The length of the train introduces some complex dynamics. There’s a small amount of play between each car, and each car has momentum.
It’s basically a long, heavy chain. You can’t push a chain. It just bunches up. You can only pull.
When you have a long train, you can have one part of it going up a hill and another part going down a hill. The cars on the downhill side want to accelerate, the cars on the uphill side want to decelerate.
If the front is climbing the hill and the rear is coming down the hill, what happens to the middle? It gets pushed by the downhill cars into the uphill cars.
If you apply the breaks to the locomotives in front and the cars behind it, what happens to the cars behind them? They risk running right into the decelerating cars and hopping the tracks.
Now expand that to every single car in the US combined into a mega train.
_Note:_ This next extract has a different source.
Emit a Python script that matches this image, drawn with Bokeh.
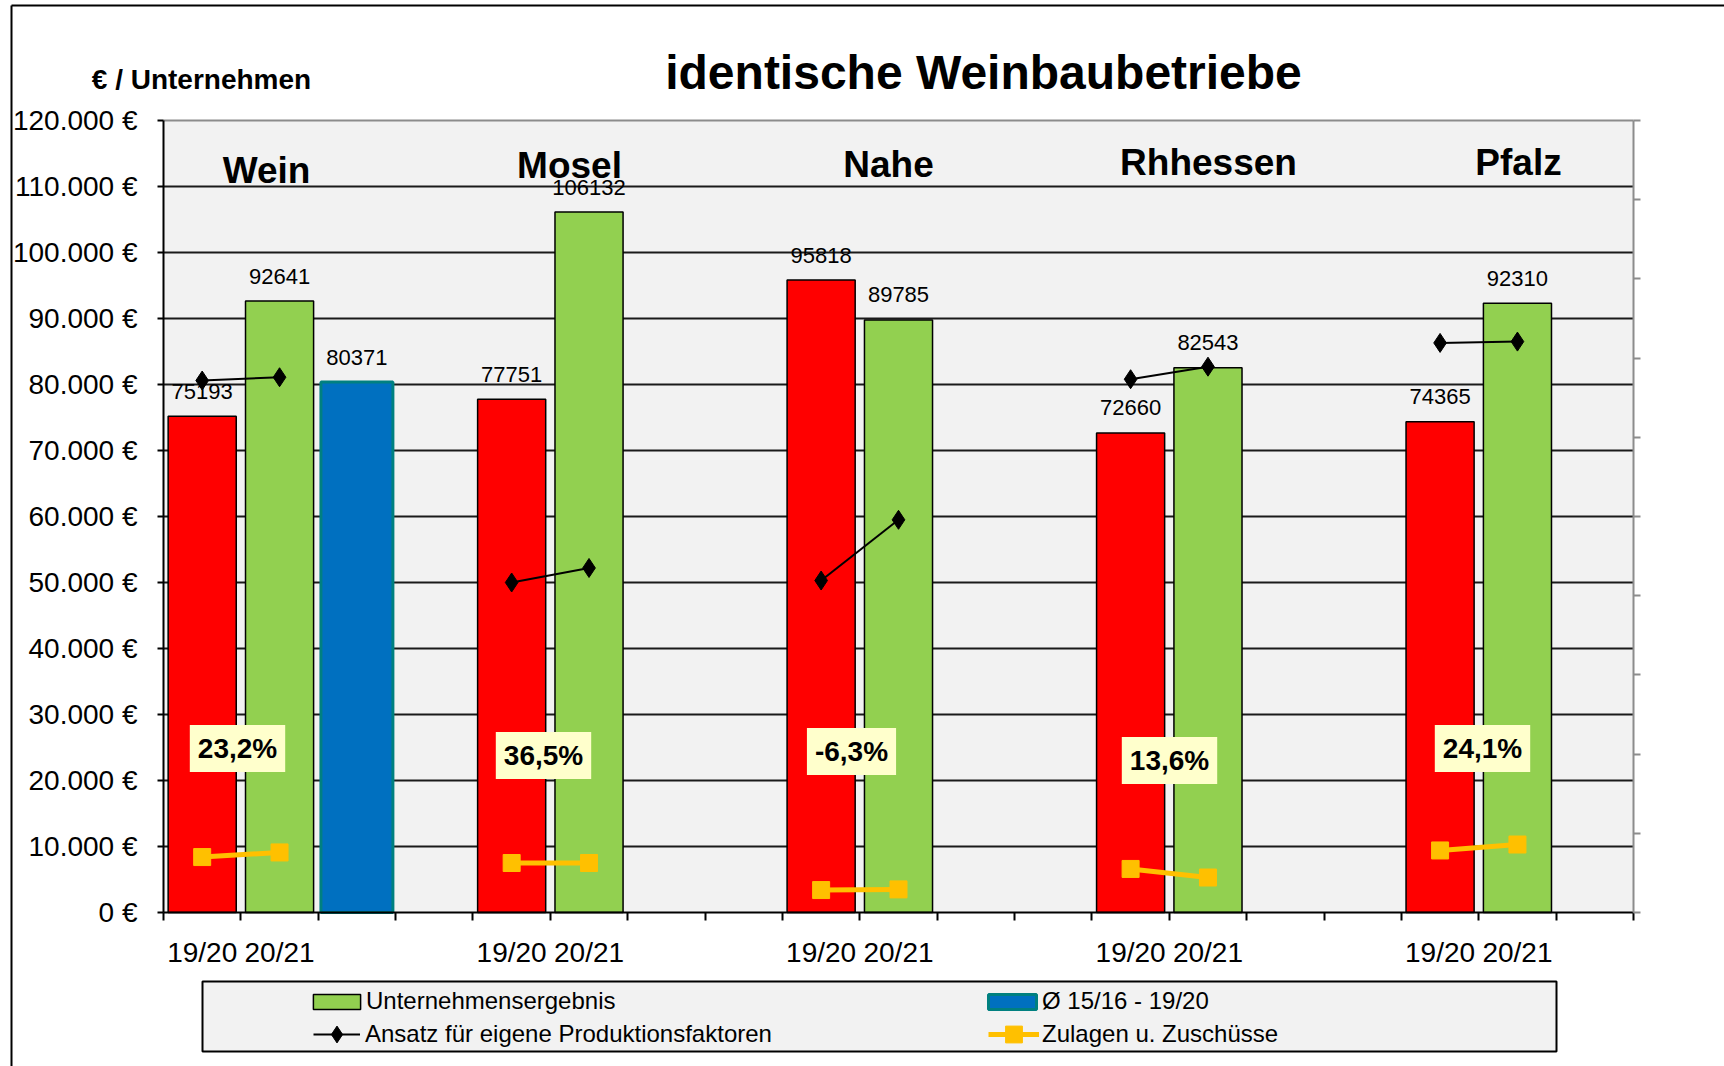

There are 1.6 million rail cars and 28,000 locomotives in the US . Combined they form a single train over 18,000 miles long. For reference, a flight from LA to NYC is only 2,445 miles.
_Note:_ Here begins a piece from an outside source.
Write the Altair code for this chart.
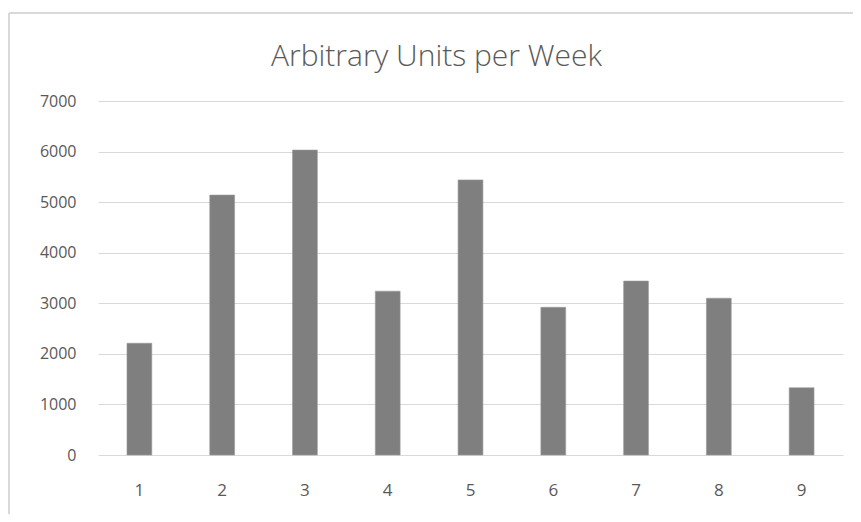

So what happens when we have a 18k mile long train climbing up and down the Rocky Mountains and the Appalachians and the Sierra Nevadas? Even if we somehow found the perfect rail path that allows for a continuous 18k mile long train without running into itself, it’s going to derail all over the place. The train will need to slow down in areas, and any mistake will cause a cascade of decelerations back to the point where the train cars just can’t stop in time, and they’re pushed off the tracks.